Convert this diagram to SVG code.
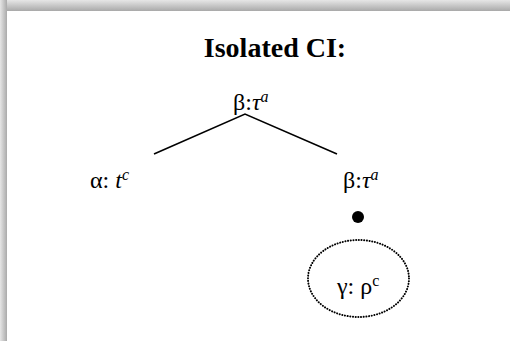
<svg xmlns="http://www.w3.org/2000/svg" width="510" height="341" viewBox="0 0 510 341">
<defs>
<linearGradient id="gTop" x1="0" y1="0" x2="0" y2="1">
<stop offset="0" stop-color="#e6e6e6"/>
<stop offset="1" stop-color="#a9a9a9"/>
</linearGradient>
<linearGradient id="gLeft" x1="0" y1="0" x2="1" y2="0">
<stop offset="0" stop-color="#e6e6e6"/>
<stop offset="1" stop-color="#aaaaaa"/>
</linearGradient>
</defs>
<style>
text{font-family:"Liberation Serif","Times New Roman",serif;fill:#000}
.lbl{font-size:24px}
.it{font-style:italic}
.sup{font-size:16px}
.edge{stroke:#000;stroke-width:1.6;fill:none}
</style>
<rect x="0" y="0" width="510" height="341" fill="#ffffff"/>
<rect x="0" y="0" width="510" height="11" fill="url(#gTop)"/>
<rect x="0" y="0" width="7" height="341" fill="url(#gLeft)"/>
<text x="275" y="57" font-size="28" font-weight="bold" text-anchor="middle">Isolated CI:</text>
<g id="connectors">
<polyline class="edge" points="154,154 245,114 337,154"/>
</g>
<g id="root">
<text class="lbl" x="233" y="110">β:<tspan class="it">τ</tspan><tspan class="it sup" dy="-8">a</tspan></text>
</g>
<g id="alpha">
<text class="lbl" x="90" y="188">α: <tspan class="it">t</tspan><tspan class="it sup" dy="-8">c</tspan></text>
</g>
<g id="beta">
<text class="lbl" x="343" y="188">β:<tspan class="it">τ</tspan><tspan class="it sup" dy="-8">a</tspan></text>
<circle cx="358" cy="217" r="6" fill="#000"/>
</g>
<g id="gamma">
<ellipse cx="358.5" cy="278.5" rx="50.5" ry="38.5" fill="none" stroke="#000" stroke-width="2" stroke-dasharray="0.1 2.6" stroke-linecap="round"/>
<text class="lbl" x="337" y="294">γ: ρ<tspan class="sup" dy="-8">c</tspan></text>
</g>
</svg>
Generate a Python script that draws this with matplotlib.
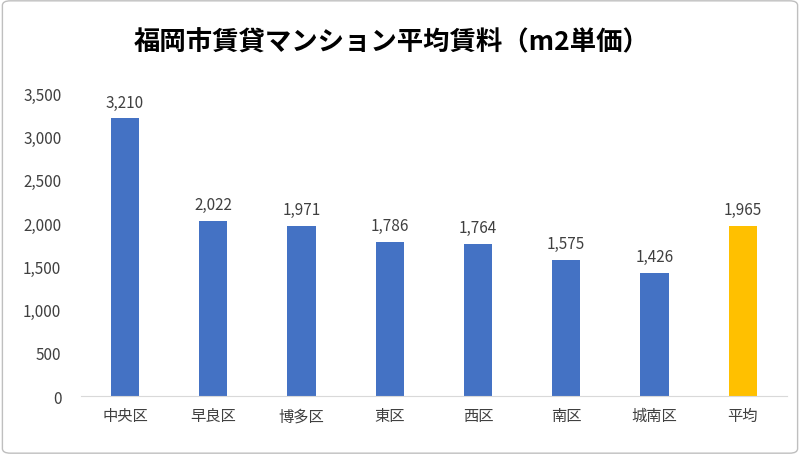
######
=== Directions ===
Copy the records above exactly, omitting every picture.

=== Output for this exercise ===
Convert this diagram to SVG code.
<svg xmlns="http://www.w3.org/2000/svg" width="510" height="341" viewBox="0 0 510 341">
<defs>
<linearGradient id="gTop" x1="0" y1="0" x2="0" y2="1">
<stop offset="0" stop-color="#e6e6e6"/>
<stop offset="1" stop-color="#a9a9a9"/>
</linearGradient>
<linearGradient id="gLeft" x1="0" y1="0" x2="1" y2="0">
<stop offset="0" stop-color="#e6e6e6"/>
<stop offset="1" stop-color="#aaaaaa"/>
</linearGradient>
</defs>
<style>
text{font-family:"Liberation Serif","Times New Roman",serif;fill:#000}
.lbl{font-size:24px}
.it{font-style:italic}
.sup{font-size:16px}
.edge{stroke:#000;stroke-width:1.6;fill:none}
</style>
<rect x="0" y="0" width="510" height="341" fill="#ffffff"/>
<rect x="0" y="0" width="510" height="11" fill="url(#gTop)"/>
<rect x="0" y="0" width="7" height="341" fill="url(#gLeft)"/>
<text x="275" y="57" font-size="28" font-weight="bold" text-anchor="middle">Isolated CI:</text>
<g id="connectors">
<polyline class="edge" points="154,154 245,114 337,154"/>
</g>
<g id="root">
<text class="lbl" x="233" y="110">β:<tspan class="it">τ</tspan><tspan class="it sup" dy="-8">a</tspan></text>
</g>
<g id="alpha">
<text class="lbl" x="90" y="188">α: <tspan class="it">t</tspan><tspan class="it sup" dy="-8">c</tspan></text>
</g>
<g id="beta">
<text class="lbl" x="343" y="188">β:<tspan class="it">τ</tspan><tspan class="it sup" dy="-8">a</tspan></text>
<circle cx="358" cy="217" r="6" fill="#000"/>
</g>
<g id="gamma">
<ellipse cx="358.5" cy="278.5" rx="50.5" ry="38.5" fill="none" stroke="#000" stroke-width="2" stroke-dasharray="0.1 2.6" stroke-linecap="round"/>
<text class="lbl" x="337" y="294">γ: ρ<tspan class="sup" dy="-8">c</tspan></text>
</g>
</svg>
Generate a Python script that draws this with matplotlib.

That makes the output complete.